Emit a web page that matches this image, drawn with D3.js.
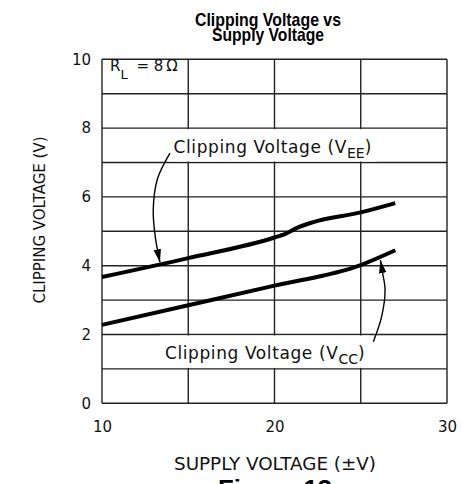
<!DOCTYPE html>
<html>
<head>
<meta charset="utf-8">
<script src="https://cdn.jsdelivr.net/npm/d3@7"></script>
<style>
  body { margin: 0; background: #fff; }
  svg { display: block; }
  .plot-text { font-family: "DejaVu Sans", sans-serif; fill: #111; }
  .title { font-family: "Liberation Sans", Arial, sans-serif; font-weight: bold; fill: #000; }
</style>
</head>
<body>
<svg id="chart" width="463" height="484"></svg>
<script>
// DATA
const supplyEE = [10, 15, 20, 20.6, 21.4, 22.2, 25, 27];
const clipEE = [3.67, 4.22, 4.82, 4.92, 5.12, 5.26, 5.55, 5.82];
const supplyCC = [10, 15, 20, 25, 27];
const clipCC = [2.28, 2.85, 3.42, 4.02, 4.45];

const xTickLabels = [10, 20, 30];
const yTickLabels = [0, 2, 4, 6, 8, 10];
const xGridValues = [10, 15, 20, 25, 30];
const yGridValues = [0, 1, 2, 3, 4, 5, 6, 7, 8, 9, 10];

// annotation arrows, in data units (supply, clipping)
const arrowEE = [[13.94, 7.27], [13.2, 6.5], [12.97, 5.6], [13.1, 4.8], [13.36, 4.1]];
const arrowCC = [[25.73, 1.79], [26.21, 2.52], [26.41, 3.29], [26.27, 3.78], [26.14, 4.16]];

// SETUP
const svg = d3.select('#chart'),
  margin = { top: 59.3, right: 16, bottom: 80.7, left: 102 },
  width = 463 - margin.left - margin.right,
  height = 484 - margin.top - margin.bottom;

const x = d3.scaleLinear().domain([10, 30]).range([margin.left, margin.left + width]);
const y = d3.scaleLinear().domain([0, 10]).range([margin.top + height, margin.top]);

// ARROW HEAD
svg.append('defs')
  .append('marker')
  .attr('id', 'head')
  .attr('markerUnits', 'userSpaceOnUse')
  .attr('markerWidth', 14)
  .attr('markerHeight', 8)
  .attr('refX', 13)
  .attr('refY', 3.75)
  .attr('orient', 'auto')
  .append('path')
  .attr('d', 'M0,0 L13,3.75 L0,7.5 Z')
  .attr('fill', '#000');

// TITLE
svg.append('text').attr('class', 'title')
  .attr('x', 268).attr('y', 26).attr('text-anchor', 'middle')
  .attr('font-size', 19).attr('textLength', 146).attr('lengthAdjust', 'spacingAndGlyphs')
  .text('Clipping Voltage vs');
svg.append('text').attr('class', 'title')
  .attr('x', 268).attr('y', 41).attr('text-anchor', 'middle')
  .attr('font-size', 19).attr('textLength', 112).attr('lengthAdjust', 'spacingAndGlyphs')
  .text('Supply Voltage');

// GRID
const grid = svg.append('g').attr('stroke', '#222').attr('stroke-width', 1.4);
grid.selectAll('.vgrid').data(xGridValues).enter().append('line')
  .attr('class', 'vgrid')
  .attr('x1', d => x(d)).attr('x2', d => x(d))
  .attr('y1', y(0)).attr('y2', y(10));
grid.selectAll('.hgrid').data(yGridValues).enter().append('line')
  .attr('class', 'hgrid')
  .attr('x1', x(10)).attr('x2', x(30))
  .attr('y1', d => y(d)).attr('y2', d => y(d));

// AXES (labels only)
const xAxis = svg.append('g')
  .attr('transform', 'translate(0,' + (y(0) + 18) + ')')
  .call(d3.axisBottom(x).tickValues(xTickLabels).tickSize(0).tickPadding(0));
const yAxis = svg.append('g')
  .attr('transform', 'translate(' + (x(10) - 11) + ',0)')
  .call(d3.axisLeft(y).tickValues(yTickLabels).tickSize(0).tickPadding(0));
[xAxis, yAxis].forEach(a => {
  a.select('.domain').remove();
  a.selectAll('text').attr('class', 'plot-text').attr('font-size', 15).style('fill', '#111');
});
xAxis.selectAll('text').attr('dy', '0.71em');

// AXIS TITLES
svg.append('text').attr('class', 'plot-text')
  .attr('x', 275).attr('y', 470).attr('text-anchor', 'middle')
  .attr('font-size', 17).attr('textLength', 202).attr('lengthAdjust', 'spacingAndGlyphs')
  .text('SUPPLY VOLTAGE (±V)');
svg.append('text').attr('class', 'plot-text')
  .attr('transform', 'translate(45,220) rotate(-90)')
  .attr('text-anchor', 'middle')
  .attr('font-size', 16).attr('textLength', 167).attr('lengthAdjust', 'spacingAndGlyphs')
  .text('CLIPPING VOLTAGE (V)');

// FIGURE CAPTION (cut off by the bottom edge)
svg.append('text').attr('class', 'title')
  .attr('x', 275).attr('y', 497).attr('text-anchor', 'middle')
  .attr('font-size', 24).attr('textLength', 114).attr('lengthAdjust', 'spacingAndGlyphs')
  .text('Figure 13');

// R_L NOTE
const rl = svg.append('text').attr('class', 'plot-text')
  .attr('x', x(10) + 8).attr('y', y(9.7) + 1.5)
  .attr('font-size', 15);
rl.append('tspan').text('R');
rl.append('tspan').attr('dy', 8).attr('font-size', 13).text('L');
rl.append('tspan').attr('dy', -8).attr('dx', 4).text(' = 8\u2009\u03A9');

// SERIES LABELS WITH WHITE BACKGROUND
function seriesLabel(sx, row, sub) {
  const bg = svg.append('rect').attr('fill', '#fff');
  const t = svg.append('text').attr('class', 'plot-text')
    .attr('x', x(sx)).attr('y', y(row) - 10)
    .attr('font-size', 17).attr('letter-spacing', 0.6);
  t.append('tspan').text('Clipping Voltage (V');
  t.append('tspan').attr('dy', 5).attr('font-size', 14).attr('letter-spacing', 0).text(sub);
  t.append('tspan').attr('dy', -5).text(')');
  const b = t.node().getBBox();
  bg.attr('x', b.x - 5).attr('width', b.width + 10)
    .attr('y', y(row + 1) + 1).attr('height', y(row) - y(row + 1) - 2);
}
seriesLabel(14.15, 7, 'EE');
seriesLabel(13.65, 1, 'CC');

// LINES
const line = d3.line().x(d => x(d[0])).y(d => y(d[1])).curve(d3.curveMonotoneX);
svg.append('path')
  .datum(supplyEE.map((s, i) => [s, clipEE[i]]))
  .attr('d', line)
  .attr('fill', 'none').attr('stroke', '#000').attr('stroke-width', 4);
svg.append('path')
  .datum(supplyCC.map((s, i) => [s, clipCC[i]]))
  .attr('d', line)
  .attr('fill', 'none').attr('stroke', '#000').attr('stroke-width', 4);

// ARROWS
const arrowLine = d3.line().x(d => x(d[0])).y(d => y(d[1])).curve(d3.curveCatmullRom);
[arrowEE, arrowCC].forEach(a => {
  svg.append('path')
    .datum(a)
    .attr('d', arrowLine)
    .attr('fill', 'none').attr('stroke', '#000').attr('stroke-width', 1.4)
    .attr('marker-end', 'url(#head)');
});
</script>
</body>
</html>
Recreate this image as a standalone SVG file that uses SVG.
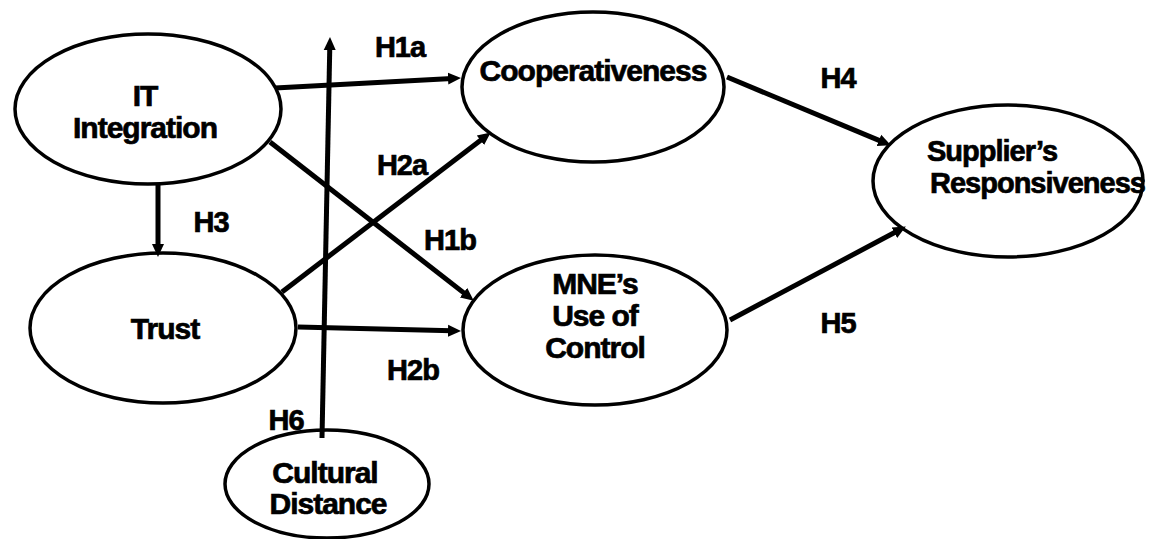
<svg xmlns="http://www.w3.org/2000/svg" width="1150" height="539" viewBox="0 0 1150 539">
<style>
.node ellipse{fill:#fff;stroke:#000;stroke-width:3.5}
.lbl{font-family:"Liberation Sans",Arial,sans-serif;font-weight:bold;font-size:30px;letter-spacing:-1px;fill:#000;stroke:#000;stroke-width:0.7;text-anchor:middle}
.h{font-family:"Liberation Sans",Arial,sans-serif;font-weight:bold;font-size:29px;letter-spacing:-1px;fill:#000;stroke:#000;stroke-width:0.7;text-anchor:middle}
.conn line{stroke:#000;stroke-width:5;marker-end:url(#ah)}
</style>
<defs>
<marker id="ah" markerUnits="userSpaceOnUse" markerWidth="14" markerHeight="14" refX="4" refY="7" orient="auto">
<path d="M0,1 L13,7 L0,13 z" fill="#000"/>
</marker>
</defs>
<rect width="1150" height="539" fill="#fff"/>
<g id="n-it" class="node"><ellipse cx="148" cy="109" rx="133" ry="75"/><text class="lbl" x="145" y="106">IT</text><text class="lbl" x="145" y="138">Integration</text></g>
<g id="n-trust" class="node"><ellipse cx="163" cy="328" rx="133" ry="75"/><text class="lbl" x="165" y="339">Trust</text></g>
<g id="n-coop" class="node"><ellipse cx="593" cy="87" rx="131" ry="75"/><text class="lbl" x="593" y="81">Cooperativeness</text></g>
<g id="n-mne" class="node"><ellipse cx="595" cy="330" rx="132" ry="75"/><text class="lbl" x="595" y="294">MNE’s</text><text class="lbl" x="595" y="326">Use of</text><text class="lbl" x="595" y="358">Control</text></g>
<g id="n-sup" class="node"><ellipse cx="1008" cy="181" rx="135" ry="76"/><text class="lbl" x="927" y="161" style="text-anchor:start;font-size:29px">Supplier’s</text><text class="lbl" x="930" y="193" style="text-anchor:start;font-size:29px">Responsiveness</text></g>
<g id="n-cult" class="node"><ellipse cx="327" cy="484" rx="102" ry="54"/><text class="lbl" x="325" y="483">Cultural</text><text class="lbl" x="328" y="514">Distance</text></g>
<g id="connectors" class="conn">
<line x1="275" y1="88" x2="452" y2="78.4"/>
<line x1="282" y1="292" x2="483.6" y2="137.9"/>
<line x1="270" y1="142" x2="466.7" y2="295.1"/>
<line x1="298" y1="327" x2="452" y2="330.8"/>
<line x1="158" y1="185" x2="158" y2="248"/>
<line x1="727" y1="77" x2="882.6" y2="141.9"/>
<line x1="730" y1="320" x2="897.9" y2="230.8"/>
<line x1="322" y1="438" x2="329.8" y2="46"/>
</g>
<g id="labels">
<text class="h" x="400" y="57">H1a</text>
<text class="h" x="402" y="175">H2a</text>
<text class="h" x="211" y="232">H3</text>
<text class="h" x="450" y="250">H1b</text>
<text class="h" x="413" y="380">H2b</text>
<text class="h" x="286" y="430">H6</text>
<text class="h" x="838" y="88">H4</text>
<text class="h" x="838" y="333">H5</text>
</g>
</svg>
● ● ● ●
EXERCISE:
From the first line of the listing above, repeat every line through the one holding "height = 484 - margin.top - margin.bottom;". Both ends count, and pictures stay out.

CORRECT RESULT:
Emit a web page that matches this image, drawn with D3.js.
<!DOCTYPE html>
<html>
<head>
<meta charset="utf-8">
<script src="https://cdn.jsdelivr.net/npm/d3@7"></script>
<style>
  body { margin: 0; background: #fff; }
  svg { display: block; }
  .plot-text { font-family: "DejaVu Sans", sans-serif; fill: #111; }
  .title { font-family: "Liberation Sans", Arial, sans-serif; font-weight: bold; fill: #000; }
</style>
</head>
<body>
<svg id="chart" width="463" height="484"></svg>
<script>
// DATA
const supplyEE = [10, 15, 20, 20.6, 21.4, 22.2, 25, 27];
const clipEE = [3.67, 4.22, 4.82, 4.92, 5.12, 5.26, 5.55, 5.82];
const supplyCC = [10, 15, 20, 25, 27];
const clipCC = [2.28, 2.85, 3.42, 4.02, 4.45];

const xTickLabels = [10, 20, 30];
const yTickLabels = [0, 2, 4, 6, 8, 10];
const xGridValues = [10, 15, 20, 25, 30];
const yGridValues = [0, 1, 2, 3, 4, 5, 6, 7, 8, 9, 10];

// annotation arrows, in data units (supply, clipping)
const arrowEE = [[13.94, 7.27], [13.2, 6.5], [12.97, 5.6], [13.1, 4.8], [13.36, 4.1]];
const arrowCC = [[25.73, 1.79], [26.21, 2.52], [26.41, 3.29], [26.27, 3.78], [26.14, 4.16]];

// SETUP
const svg = d3.select('#chart'),
  margin = { top: 59.3, right: 16, bottom: 80.7, left: 102 },
  width = 463 - margin.left - margin.right,
  height = 484 - margin.top - margin.bottom;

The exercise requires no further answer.